Mother nature’s son?: The impact of gender socialization and culture on environmental venturing
Drawing on the multiplicity of context approach, this study investigates whether female entrepreneurs are more likely than male entrepreneurs to create environmentally oriented organizations. This study aims to examine how context, measured by gender socialization stereotypes and post-materialism, differentially affects the kinds of organizations entrepreneurs choose to create.
To test the hypotheses, this study utilizes Global Entrepreneurship Monitor data from 2009 (n = 17,364) for nascent entrepreneurs, baby businesses owners and established business owners in 47 counties. This study also utilizes the World Values Surveys to measure gender ideologies and post-materialist cultural values at the country level. To test the hypotheses, a logistic multi-level model is estimated to identify the drivers of environmental venturing. Data are nested by countries, and this allows random intercepts by countries with a variance components covariance structure.
Findings indicate that female entrepreneurs are more likely to engage in ecological venturing.
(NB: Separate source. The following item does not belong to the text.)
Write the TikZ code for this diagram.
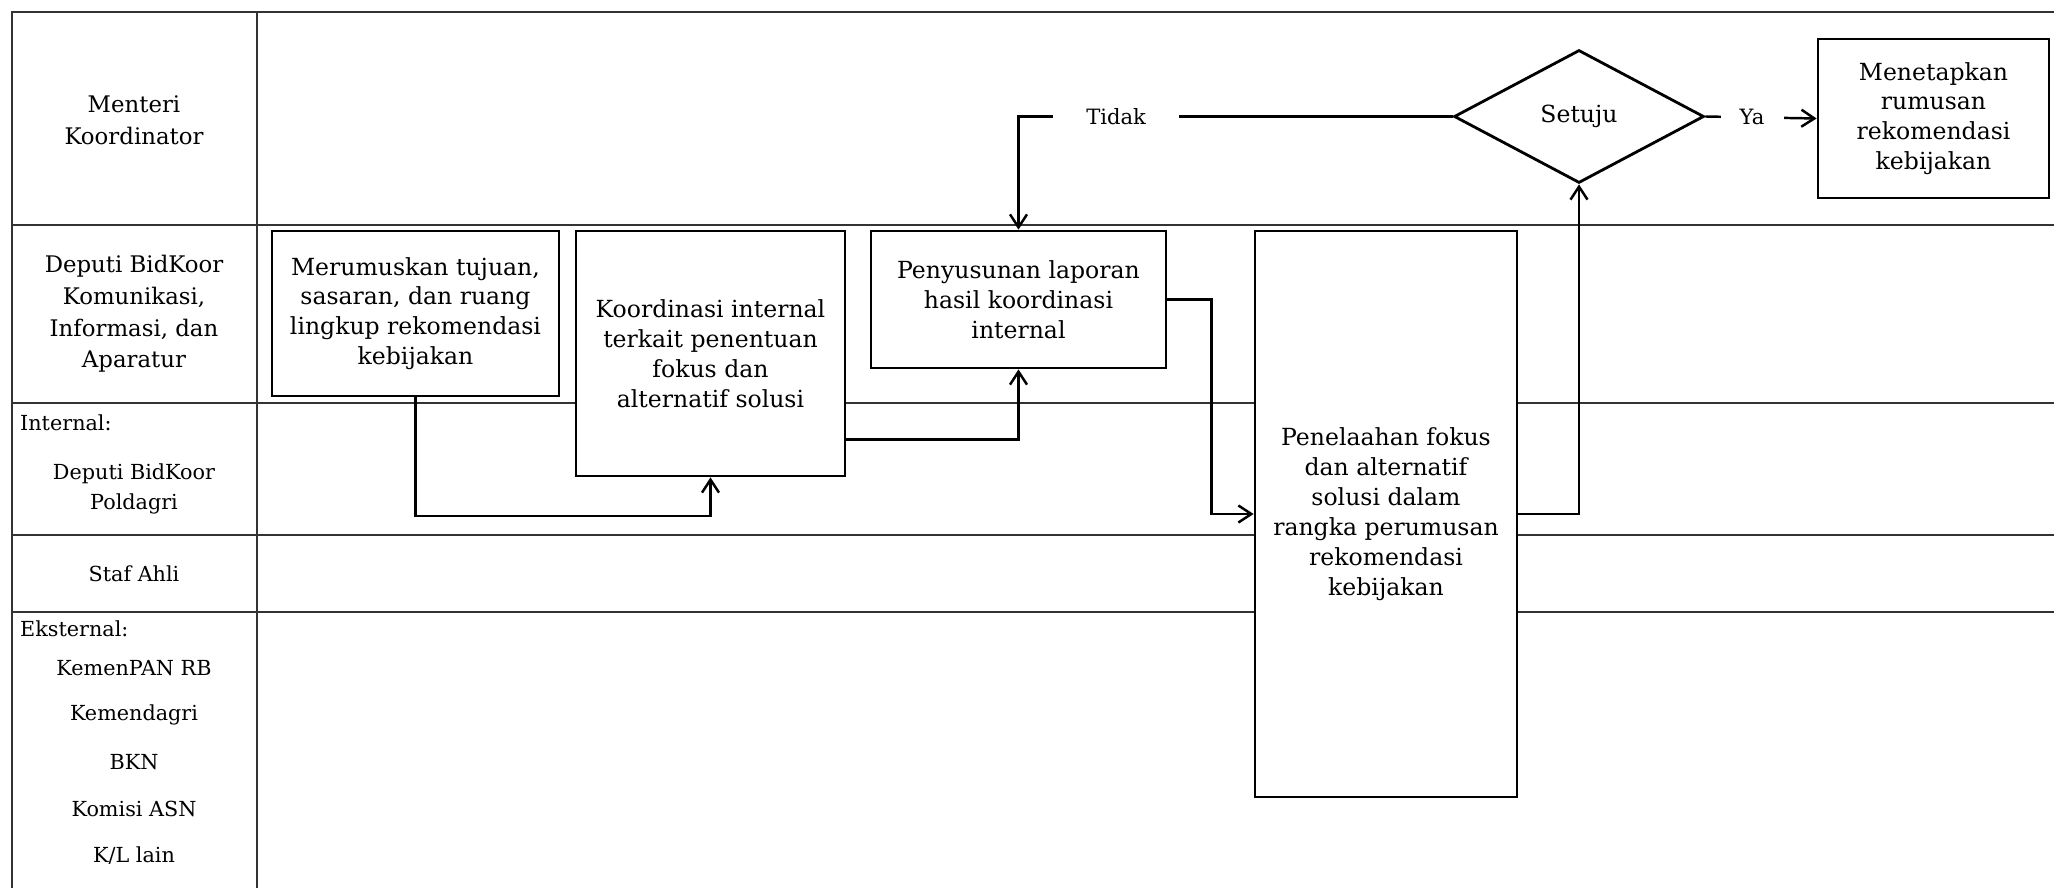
\documentclass[tikz,border=0pt]{standalone}
\usepackage{fontspec}
\setmainfont{DejaVu Serif}
\usetikzlibrary{arrows.meta,positioning,calc,shapes.geometric}
\definecolor{laneGray}{HTML}{333333}

\begin{document}
\begin{tikzpicture}[x=0.02cm,y=-0.02cm,
    font=\fontsize{13.4}{17}\selectfont,
    lane/.style={draw=laneGray,line width=1.1pt},
    proc/.style={draw,line width=1.6pt,fill=white,align=center,inner sep=2pt},
    decide/.style={diamond,draw,line width=1.6pt,fill=white,inner sep=0pt,
                   minimum width=5cm,minimum height=2.66cm},
    flow/.style={line width=1.4pt,-{Straight Barb[length=2.6mm,width=3.4mm]}},
    who/.style={align=center,font=\fontsize{13}{18}\selectfont},
    sub/.style={align=center,font=\fontsize{11.8}{17}\selectfont},
    tag/.style={fill=white,inner ysep=2pt,font=\fontsize{12}{14}\selectfont}]

  \useasboundingbox (0,0) rectangle (2054,888);

  % swimlane grid
  \draw[lane] (2054,12) -- (12,12) -- (12,888);
  \draw[lane] (257,12) -- (257,888);
  \foreach \y in {225,403,535,612}
    \draw[lane] (12,\y) -- (2054,\y);

  % lane labels
  \node[who] (lMenko) at (134,120) {Menteri\\Koordinator};
  \node[who] (lDeputi) at (134,314) {Deputi BidKoor\\Komunikasi,\\Informasi, dan\\Aparatur};
  \node[sub,anchor=west] (lInt) at (14,423) {Internal:};
  \node[sub] (lPoldagri) at (134,489) {Deputi BidKoor\\Poldagri};
  \node[sub] (lStaf) at (134,574) {Staf Ahli};
  \node[sub,anchor=west] (lEks) at (14,629) {Eksternal:};
  \foreach \t [count=\i] in {KemenPAN RB,Kemendagri,BKN,Komisi ASN,K/L lain}
    \node[sub] (lEks\i) at (134,{621+47*\i}) {\t};

  % process steps
  \node[proc,minimum width=5.74cm,minimum height=3.3cm] (rumus) at (415.5,313.5)
    {Merumuskan tujuan,\\sasaran, dan ruang\\lingkup rekomendasi\\kebijakan};
  \node[proc,minimum width=5.38cm,minimum height=4.9cm] (koord) at (710.5,353.5)
    {Koordinasi internal\\terkait penentuan\\fokus dan\\alternatif solusi};
  \node[proc,minimum width=5.9cm,minimum height=2.74cm] (lapor) at (1018.5,299.5)
    {Penyusunan laporan\\hasil koordinasi\\internal};
  \node[proc,minimum width=5.24cm,minimum height=11.32cm] (telaah) at (1386,514)
    {Penelaahan fokus\\dan alternatif\\solusi dalam\\rangka perumusan\\rekomendasi\\kebijakan};
  \node[decide] (setuju) at (1579,116.5) {Setuju};
  \node[proc,minimum width=4.62cm,minimum height=3.18cm] (tetap) at (1933.5,118.5)
    {Menetapkan\\rumusan\\rekomendasi\\kebijakan};

  % flow
  \coordinate (low) at (0,516);
  \draw[flow] (rumus.south) -- (rumus.south |- low) -| (koord.south);
  \draw[flow] ($(koord.south east)+(0,-38)$) -| (lapor.south);
  \draw[flow] (lapor.east) -- ++(44,0) |- (telaah.west);
  \draw[flow] (telaah.east) -| (setuju.south);
  \draw[flow] (setuju.west) -| node[tag,pos=0.3875,inner xsep=0.66cm] {Tidak} (lapor.north);
  \draw[flow] (setuju.east) -- node[tag,pos=0.42,inner xsep=0.38cm] {Ya} (tetap.west);
\end{tikzpicture}
\end{document}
Societies with high levels of post-materialist national values are significantly more likely to affect female entrepreneurs to engage in environmental ventures when compared to male entrepreneurs. Moreover, traditional gender socialization stereotypes decrease the probability of engaging in environmental entrepreneurship. Likewise, female entrepreneurs in societies with strong stereotypes regarding gender socialization will more likely engage in environmental entrepreneurship than male entrepreneurs.
The present study uses a gender analysis approach to investigate empirical differences in environmental entrepreneurial activity based on biological sex. However, this research assumes that gender is the driver behind variations in ecopreneurship emphasis between the engagement of males and females in venturing activity. The findings suggest that female entrepreneurs pursuing ecological ventures are more strongly influenced by contextual factors, when compared to male entrepreneurs. Future research can build upon these findings by applying a more nuanced view of gender via constructivist approaches.
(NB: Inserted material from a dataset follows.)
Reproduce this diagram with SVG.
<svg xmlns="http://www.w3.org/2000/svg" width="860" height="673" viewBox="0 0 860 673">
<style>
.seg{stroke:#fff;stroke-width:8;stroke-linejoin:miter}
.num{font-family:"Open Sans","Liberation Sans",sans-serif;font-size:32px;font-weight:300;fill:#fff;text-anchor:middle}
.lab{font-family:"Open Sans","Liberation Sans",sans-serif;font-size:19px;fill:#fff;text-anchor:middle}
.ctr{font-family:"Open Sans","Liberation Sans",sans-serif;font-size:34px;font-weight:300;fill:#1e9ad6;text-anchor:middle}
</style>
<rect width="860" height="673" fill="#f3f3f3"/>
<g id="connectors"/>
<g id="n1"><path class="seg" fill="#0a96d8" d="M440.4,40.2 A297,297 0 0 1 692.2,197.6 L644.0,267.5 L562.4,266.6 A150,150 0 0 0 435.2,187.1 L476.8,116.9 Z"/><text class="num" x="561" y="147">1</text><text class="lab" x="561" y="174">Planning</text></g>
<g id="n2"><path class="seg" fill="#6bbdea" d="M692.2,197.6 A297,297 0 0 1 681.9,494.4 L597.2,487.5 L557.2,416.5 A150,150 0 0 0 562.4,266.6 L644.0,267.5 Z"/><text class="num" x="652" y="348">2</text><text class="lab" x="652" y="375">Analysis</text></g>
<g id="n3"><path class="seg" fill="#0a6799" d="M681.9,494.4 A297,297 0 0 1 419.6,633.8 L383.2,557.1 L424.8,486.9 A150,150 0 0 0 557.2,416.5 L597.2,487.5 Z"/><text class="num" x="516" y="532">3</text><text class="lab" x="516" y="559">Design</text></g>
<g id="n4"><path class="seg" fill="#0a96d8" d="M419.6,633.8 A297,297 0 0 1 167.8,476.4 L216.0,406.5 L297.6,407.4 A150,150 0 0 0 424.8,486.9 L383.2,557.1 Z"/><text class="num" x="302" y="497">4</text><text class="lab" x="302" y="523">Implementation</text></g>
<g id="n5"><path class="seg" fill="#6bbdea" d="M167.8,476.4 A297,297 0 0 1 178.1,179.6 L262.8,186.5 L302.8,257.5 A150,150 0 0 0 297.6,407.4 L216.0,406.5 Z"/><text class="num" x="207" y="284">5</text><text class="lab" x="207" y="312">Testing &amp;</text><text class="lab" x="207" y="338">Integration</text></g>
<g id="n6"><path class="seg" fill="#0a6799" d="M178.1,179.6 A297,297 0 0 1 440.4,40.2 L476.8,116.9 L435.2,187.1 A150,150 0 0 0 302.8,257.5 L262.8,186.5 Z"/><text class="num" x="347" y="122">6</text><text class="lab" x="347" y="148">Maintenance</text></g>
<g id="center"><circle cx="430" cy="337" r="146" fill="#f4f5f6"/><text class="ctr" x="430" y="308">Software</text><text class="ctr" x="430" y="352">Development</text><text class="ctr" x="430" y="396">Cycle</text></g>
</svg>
This study is one of the few to investigate ecologically oriented ventures with large-scale empirical data by utilizing a 47-country data set. As a result, it begins to open the black box of environmental entrepreneurship by investigating the role of gender, seeking to understand if men and women entrepreneurs equally engage in environmental venturing. And it responds to calls that request more research at the intersection of gender and context in terms of environmental entrepreneurship.